3日間満席で欠席もなく、非常に満足度が高かったです。参加者は製造業の設計者や解析専任者、また振動に関わっている人が多かったです。テーマを絞っていることもあり、内容が想定と違ったということもなかったようですね。セミナー室でグループとして活動するため、受講者同士や講師とのコミュニケーションが活発になり理解度や満足度の向上に非常に効果的でした。実験は10名が3グループに分かれて行いました。実験をしている様子を見ても、会話しながら取り組んでいるため理解が深まっているという印象を受けました。
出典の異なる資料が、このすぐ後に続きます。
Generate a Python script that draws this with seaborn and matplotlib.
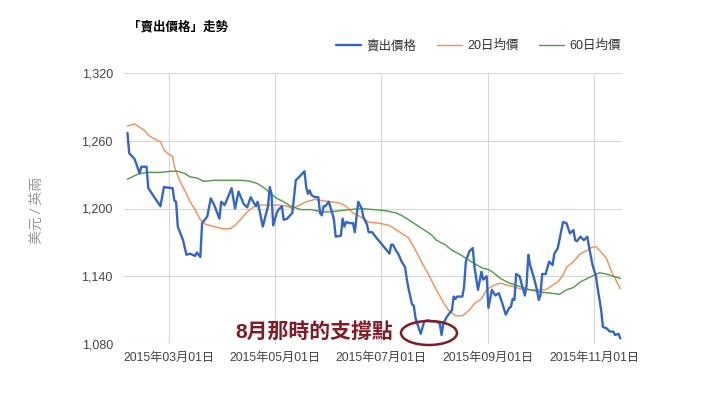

今後の展望:よりスパコン向けセミナーを充実させ地域に貢献したい
Q 貴財団にとっての開催の効果を教えて下さい。
私たちは産業利用のエコシステムを拡大するという大きなミッションを前提に活動しており、そういう意味で単発の講習会だけでなく、その後のフォローやそこで得た御縁を活用することで、利用者にとってもメリットのある活動に繋げられるという点は非常に大きいです。
また神戸という場所で開催することで、地元の雇用創造や事業発展につなげることも視野に入れています。今回のセミナーは神戸市や兵庫県から支援を受けて開催しており、無料のため受講しやすいのが特徴です。人材育成に予算をかけられないという企業にも是非活用していただければと思います。
Q 今後の展望を教えて下さい。
神戸ステップアップセミナーは約10年続けている事業でもあり、細かい部分は多少変わるかもしれませんが毎年実施したいと考えています。一方でCAEユニバーシティは人材育成が特に前面に出てくる非常にユニークな取り組みだと思っています。今回はCAEの基礎やパソコン上での計算などでしたが、スパコン上で動作するアプリケーションソフトウェアを活用した企画のご提案も期待しています。
ご利用いただいた企業様
法人名:公益財団法人 計算科学振興財団
設立趣旨:スーパーコンピュータ「京」や「富岳」をはじめ、高性能計算に関する研究開発や、産業利用の推進ならびに広く普及啓発を行うことにより、計算科学分野の振興と産業経済の発展に寄与すること。